One thing to note is that this axiom says nothing about how large the probability of an event can be. The axiom does eliminate the possibility of negative probabilities. It reflects the notion that smallest probability, reserved for impossible events, is zero.
The second axiom of probability is that the probability of the entire sample space is one. Symbolically we write P(S) = 1. Implicit in this axiom is the notion that the sample space is everything possible for our probability experiment and that there are no events outside of the sample space.
By itself this axiom does not set an upper limit on the probabilities of events that are not the entire sample space. It does reflect that something with absolute certainty has probability of 100%.
The third axiom of probability deals with mutually exclusive events. If E1 and E2 are mutually exclusive, meaning that they have an empty intersection and we use U to denote the union, then P(E1 U E2 ) = P(E1) + P(E2).

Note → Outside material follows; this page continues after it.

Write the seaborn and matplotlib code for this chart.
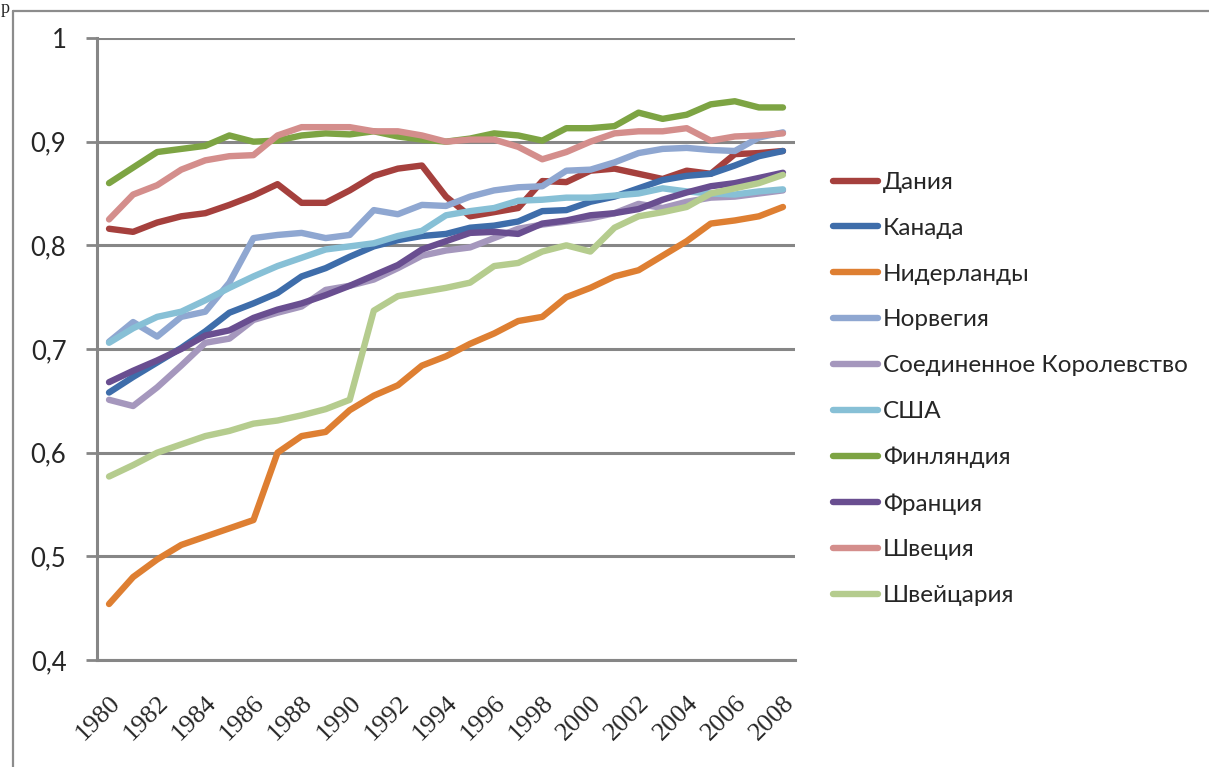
"""Line chart: index by country, 1980-2008."""

import matplotlib.pyplot as plt
import numpy as np
import pandas as pd
import seaborn as sns
from matplotlib.lines import Line2D

years = list(range(1980, 2009))

countries = [
    "Дания",
    "Канада",
    "Нидерланды",
    "Норвегия",
    "Соединенное Королевство",
    "США",
    "Финляндия",
    "Франция",
    "Швеция",
    "Швейцария",
]

denmark = [0.816, 0.813, 0.822, 0.828, 0.831, 0.839, 0.848, 0.859, 0.841, 0.841,
           0.853, 0.867, 0.874, 0.877, 0.847, 0.828, 0.832, 0.836, 0.862, 0.861,
           0.872, 0.874, 0.869, 0.864, 0.872, 0.869, 0.888, 0.889, 0.891]
canada = [0.658, 0.673, 0.687, 0.701, 0.717, 0.735, 0.744, 0.754, 0.770, 0.778,
          0.789, 0.799, 0.805, 0.809, 0.811, 0.817, 0.819, 0.823, 0.833, 0.834,
          0.842, 0.847, 0.855, 0.863, 0.867, 0.869, 0.877, 0.886, 0.891]
netherlands = [0.454, 0.480, 0.497, 0.511, 0.519, 0.527, 0.535, 0.600, 0.616, 0.620,
               0.641, 0.655, 0.665, 0.684, 0.693, 0.705, 0.715, 0.727, 0.731, 0.750,
               0.759, 0.770, 0.776, 0.790, 0.804, 0.821, 0.824, 0.828, 0.837]
norway = [0.707, 0.726, 0.712, 0.731, 0.736, 0.764, 0.807, 0.810, 0.812, 0.807,
          0.810, 0.834, 0.830, 0.839, 0.838, 0.847, 0.853, 0.856, 0.857, 0.872,
          0.873, 0.880, 0.889, 0.893, 0.894, 0.892, 0.891, 0.904, 0.909]
uk = [0.651, 0.645, 0.663, 0.684, 0.706, 0.710, 0.728, 0.735, 0.741, 0.757,
      0.761, 0.767, 0.778, 0.790, 0.795, 0.798, 0.807, 0.816, 0.820, 0.823,
      0.826, 0.831, 0.840, 0.836, 0.842, 0.846, 0.847, 0.850, 0.853]
usa = [0.706, 0.720, 0.731, 0.736, 0.747, 0.759, 0.770, 0.780, 0.788, 0.796,
       0.799, 0.802, 0.809, 0.814, 0.829, 0.833, 0.836, 0.843, 0.844, 0.846,
       0.846, 0.848, 0.850, 0.855, 0.852, 0.850, 0.849, 0.852, 0.854]
finland = [0.860, 0.875, 0.890, 0.893, 0.896, 0.906, 0.900, 0.901, 0.906, 0.908,
           0.907, 0.910, 0.905, 0.902, 0.900, 0.903, 0.908, 0.906, 0.901, 0.913,
           0.913, 0.915, 0.928, 0.922, 0.926, 0.936, 0.939, 0.933, 0.933]
france = [0.668, 0.679, 0.689, 0.700, 0.713, 0.718, 0.730, 0.738, 0.744, 0.752,
          0.761, 0.771, 0.781, 0.796, 0.804, 0.812, 0.813, 0.811, 0.821, 0.824,
          0.829, 0.831, 0.835, 0.844, 0.851, 0.857, 0.860, 0.865, 0.870]
sweden = [0.825, 0.849, 0.858, 0.873, 0.882, 0.886, 0.887, 0.906, 0.914, 0.914,
          0.914, 0.910, 0.910, 0.906, 0.900, 0.902, 0.902, 0.895, 0.883, 0.890,
          0.900, 0.908, 0.910, 0.910, 0.913, 0.901, 0.905, 0.906, 0.908]
switzerland = [0.577, 0.588, 0.600, 0.608, 0.616, 0.621, 0.628, 0.631, 0.636, 0.642,
               0.651, 0.737, 0.751, 0.755, 0.759, 0.764, 0.780, 0.783, 0.794, 0.800,
               0.794, 0.817, 0.828, 0.832, 0.837, 0.850, 0.855, 0.860, 0.868]

y_ticks = [0.4, 0.5, 0.6, 0.7, 0.8, 0.9, 1.0]
y_tick_labels = ["0,4", "0,5", "0,6", "0,7", "0,8", "0,9", "1"]

colors = ["#A5403D", "#3E6DAA", "#DE7F32", "#8FA7D1", "#A597BD",
          "#87C0D6", "#7DA443", "#694E90", "#D48E8C", "#B5CC8E"]

series = [denmark, canada, netherlands, norway, uk, usa, finland, france, sweden, switzerland]
frames = [pd.DataFrame({"pos": np.arange(len(years)), "value": values, "country": name})
          for name, values in zip(countries, series)]
data = pd.concat(frames, ignore_index=True)

sns.set_theme(style="white")
plt.rcParams["font.family"] = ["Lato", "Open Sans", "DejaVu Sans"]
grid_color = "#868686"

fig = plt.figure(figsize=(12.09, 7.67), dpi=100)
ax = fig.add_axes([97 / 1209, 1 - 660 / 767, 698 / 1209, 622 / 767])

sns.lineplot(
    data=data, x="pos", y="value", hue="country", hue_order=countries,
    palette=dict(zip(countries, colors)), linewidth=4.6, legend=False,
    solid_capstyle="round", solid_joinstyle="round", ax=ax, zorder=3,
)

ax.set_xlim(-0.5, len(years) - 0.5)
ax.set_ylim(0.4, 1.0)
ax.set_yticks(y_ticks)
ax.set_yticklabels(y_tick_labels, fontsize=18.5)
ax.yaxis.grid(True, color=grid_color, linewidth=2.2)
ax.set_axisbelow(True)

label_pos = np.arange(0, len(years), 2)
ax.set_xticks(label_pos)
ax.set_xticklabels([str(years[i]) for i in label_pos], rotation=45, ha="right",
                   rotation_mode="anchor", fontsize=19,
                   family=["Liberation Serif", "DejaVu Serif"])
ax.set_xticks(np.arange(-0.5, len(years)), minor=True)
ax.tick_params(axis="x", which="major", length=0, pad=23)
ax.tick_params(axis="x", which="minor", length=7, width=2, color=grid_color, direction="out")
ax.tick_params(axis="y", length=8, width=2, color=grid_color, direction="out", pad=14,
               left=True)
ax.set_xlabel("")
ax.set_ylabel("")

for side in ["top", "right"]:
    ax.spines[side].set_visible(False)
for side in ["left", "bottom"]:
    ax.spines[side].set_color(grid_color)
    ax.spines[side].set_linewidth(2.2)

handles = [Line2D([0], [0], color=c, linewidth=4.6, solid_capstyle="round") for c in colors]
fig.legend(handles, countries, loc="upper left", bbox_to_anchor=(833 / 1209, 1 - 172 / 767),
           frameon=False, fontsize=17.5, handlelength=1.85, handletextpad=0.2,
           labelspacing=1.02, borderaxespad=0, borderpad=0)

# outer frame of the chart object
fig.add_artist(Line2D([13 / 1209, 1], [1 - 11 / 767, 1 - 11 / 767], color="#8c8c8c",
                      linewidth=1.6, transform=fig.transFigure))
fig.add_artist(Line2D([13 / 1209, 13 / 1209], [0, 1 - 11 / 767], color="#8c8c8c",
                      linewidth=1.6, transform=fig.transFigure))
fig.text(1 / 1209, 1.0, "р", fontsize=13, va="top", ha="left", family="Liberation Serif")

fig.savefig("out.png", dpi=100)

The axiom actually covers the situation with several (even countably infinite) events, every pair of which are mutually exclusive. As long as this occurs, the probability of the union of the events is the same as the sum of the probabilities:
P(E1 U E2 U . . . U En ) = P(E1) + P(E2) + . . . + En
Although this third axiom might not appear that useful, we will see that combined with the other two axioms it is quite powerful indeed.
The three axioms set an upper bound for the probability of any event. We denote the complement of the event E by EC. From set theory E and EC have empty intersection and are mutually exclusive. Furthermore E U EC = S, the entire sample space.
These facts, combined with the axioms give us:
1 = P(S) = P(E U EC) = P(E) + P(EC) .
We rearrange the above equation and see that P(E) = 1 - P(EC). Since we know that probabilities must be nonnegative, we now have that an upper bound for the probability of any event is 1.
By rearranging the formula again we have P(EC) = 1 - P(E). We also can deduce from this formula that the probability of an event not occurring is one minus the probability that it does occur.
The above equation also provides us a way to calculate the probability of the impossible event, denoted by the empty set. To see this, recall that the empty set is the complement of the universal set, in this case SC. Since 1 = P(S) + P(SC) = 1 + P(SC), by algebra we have P(SC) = 0.
The above are just a couple of examples of properties that can be proved directly from the axioms. There are many more results in probability. But all of these theorems are logical extensions from the three axioms of probability.